*Records shown*.

## begin

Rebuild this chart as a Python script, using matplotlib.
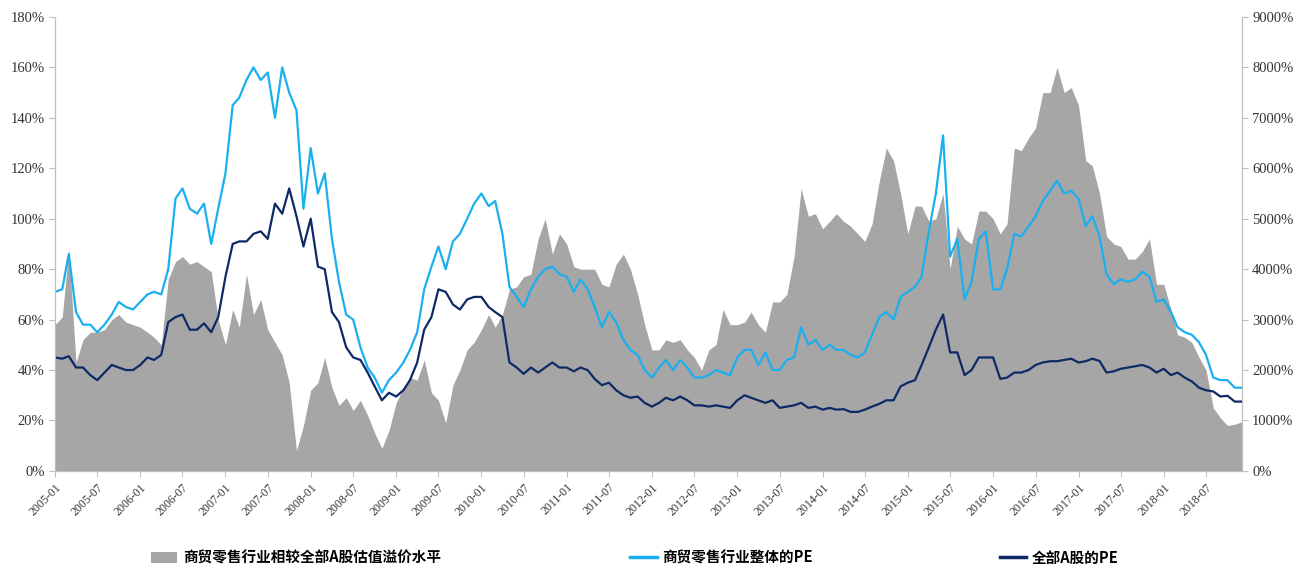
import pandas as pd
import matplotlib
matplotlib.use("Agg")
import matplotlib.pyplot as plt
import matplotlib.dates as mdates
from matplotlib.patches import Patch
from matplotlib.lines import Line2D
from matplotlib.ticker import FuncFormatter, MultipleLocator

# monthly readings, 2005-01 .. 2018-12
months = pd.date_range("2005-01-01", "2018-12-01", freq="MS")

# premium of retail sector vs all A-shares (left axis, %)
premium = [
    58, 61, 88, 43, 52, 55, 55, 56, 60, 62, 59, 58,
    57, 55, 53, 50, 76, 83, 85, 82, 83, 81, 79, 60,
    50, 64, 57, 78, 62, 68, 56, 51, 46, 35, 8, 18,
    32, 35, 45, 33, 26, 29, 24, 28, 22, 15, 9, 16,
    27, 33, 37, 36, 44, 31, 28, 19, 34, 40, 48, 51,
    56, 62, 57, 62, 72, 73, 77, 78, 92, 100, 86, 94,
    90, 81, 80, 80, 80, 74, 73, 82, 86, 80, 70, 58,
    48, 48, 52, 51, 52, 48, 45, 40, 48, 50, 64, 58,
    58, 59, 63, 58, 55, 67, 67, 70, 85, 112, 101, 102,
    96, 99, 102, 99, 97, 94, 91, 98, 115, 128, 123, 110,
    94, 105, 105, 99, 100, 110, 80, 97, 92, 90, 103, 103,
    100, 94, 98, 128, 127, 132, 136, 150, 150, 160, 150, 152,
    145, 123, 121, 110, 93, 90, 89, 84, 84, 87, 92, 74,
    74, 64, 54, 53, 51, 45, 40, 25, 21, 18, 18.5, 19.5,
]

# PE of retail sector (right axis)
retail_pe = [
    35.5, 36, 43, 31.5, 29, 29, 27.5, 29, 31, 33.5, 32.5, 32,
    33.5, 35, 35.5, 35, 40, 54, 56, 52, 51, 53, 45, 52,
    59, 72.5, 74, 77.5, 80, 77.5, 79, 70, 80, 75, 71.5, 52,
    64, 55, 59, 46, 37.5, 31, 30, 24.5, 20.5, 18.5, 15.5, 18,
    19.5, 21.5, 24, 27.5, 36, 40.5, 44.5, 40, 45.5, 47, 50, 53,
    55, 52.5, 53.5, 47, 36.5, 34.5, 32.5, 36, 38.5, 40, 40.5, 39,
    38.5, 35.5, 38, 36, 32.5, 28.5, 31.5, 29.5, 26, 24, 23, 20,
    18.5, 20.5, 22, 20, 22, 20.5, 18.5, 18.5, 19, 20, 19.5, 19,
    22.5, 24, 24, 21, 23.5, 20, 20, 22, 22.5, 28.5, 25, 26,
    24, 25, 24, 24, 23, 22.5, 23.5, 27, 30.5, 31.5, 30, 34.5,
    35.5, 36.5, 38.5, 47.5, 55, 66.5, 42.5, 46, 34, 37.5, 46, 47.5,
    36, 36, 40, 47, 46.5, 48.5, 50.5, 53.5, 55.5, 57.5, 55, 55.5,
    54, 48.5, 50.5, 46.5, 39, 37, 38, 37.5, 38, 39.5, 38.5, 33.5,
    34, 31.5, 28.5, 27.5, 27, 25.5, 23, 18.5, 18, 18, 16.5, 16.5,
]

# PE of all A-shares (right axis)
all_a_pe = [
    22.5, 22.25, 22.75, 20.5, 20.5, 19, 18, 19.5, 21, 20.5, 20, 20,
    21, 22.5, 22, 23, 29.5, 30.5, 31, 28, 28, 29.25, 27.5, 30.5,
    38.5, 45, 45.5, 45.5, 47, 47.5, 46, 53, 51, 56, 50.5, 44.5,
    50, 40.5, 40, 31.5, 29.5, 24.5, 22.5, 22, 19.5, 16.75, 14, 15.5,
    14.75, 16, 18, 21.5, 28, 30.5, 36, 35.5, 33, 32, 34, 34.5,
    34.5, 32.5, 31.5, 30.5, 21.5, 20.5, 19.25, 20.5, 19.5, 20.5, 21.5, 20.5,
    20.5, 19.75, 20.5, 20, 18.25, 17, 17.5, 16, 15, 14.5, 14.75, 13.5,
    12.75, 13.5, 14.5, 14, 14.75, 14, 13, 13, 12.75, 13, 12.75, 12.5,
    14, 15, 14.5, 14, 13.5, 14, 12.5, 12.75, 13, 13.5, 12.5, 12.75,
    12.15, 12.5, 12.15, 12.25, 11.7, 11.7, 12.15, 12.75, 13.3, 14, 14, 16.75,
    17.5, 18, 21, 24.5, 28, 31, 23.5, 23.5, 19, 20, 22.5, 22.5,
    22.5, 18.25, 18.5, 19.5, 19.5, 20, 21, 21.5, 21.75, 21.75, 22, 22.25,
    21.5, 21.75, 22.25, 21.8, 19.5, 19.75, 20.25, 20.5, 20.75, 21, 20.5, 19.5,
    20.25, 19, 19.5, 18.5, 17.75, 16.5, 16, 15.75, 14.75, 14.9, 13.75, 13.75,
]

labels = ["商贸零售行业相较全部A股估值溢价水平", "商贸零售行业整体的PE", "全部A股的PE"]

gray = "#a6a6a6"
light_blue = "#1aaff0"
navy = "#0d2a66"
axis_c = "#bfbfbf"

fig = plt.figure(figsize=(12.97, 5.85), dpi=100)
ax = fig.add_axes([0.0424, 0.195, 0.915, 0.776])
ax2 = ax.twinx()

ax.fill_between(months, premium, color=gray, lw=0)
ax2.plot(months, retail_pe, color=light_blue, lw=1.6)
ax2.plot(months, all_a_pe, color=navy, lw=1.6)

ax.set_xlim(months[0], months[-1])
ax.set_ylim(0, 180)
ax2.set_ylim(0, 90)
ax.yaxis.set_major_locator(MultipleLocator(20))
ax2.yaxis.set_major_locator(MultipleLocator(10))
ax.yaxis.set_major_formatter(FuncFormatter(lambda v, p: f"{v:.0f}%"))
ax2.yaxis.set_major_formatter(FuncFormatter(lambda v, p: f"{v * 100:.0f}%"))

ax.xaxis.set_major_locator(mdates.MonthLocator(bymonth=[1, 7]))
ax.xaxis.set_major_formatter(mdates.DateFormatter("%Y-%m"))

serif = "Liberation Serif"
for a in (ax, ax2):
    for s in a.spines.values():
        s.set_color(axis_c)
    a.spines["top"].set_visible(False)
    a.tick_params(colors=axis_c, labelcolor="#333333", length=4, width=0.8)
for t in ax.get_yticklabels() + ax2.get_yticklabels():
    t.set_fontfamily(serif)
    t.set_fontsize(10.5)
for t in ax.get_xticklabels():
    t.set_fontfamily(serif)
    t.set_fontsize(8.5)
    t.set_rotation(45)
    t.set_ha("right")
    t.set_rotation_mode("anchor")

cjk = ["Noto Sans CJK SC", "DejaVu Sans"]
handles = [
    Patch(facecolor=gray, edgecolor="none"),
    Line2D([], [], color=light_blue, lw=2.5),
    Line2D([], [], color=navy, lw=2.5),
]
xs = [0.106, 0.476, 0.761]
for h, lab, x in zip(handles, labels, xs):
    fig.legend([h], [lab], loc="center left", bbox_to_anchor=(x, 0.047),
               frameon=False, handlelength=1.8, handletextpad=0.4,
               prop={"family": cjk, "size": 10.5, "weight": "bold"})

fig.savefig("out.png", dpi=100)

## end
## begin

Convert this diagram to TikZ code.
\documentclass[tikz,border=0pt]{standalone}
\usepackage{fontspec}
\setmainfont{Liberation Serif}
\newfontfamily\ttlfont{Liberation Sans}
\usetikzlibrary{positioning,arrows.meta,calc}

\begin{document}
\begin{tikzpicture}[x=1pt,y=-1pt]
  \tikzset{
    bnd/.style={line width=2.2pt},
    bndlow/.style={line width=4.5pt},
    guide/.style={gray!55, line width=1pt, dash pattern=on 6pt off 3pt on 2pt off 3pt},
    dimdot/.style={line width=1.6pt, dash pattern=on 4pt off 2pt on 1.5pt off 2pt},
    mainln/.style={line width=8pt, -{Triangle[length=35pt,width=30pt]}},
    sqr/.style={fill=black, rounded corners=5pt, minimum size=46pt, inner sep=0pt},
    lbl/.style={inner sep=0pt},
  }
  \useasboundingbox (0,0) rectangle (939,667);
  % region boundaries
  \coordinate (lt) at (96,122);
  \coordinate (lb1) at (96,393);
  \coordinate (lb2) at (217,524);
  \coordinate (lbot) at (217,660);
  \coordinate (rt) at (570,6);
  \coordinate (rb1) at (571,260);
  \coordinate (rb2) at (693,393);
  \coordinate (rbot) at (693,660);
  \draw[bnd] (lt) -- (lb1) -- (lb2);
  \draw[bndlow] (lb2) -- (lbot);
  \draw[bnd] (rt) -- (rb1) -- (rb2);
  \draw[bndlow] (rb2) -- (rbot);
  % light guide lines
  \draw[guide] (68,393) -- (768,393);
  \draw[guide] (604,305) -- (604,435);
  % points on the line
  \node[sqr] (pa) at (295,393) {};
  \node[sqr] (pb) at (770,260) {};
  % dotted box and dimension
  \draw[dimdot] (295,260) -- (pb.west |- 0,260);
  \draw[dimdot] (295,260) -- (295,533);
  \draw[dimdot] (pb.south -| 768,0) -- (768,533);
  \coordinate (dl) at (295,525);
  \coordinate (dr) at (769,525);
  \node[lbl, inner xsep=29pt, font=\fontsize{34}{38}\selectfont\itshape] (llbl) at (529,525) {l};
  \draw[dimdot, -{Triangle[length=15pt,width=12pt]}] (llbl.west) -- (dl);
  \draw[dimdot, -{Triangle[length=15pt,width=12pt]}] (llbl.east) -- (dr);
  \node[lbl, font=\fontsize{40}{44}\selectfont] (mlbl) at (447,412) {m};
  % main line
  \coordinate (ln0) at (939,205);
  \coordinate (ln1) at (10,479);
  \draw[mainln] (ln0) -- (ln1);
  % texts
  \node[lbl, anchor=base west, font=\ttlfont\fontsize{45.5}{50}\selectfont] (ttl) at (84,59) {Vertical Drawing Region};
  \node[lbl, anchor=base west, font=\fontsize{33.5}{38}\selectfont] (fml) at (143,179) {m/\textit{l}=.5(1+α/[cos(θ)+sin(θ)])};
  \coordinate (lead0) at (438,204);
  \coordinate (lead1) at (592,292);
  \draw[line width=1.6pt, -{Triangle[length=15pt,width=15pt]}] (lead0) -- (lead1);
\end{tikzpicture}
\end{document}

## end
## begin

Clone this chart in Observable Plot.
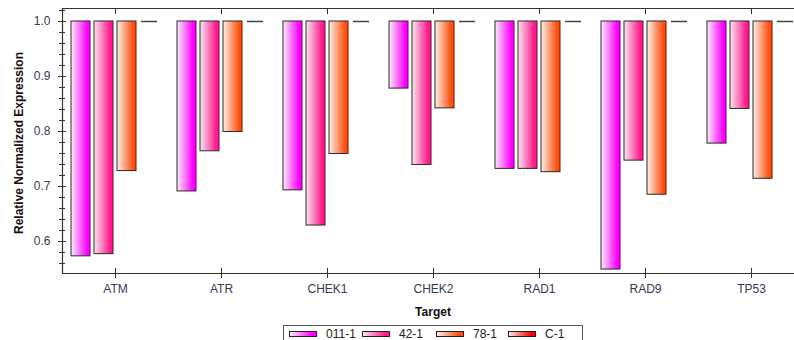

## end

*Stated goal*. Where a line in the entries holds the word "chart", copy that line.

*The answer*.
Rebuild this chart as a Python script, using matplotlib.
Clone this chart in Observable Plot.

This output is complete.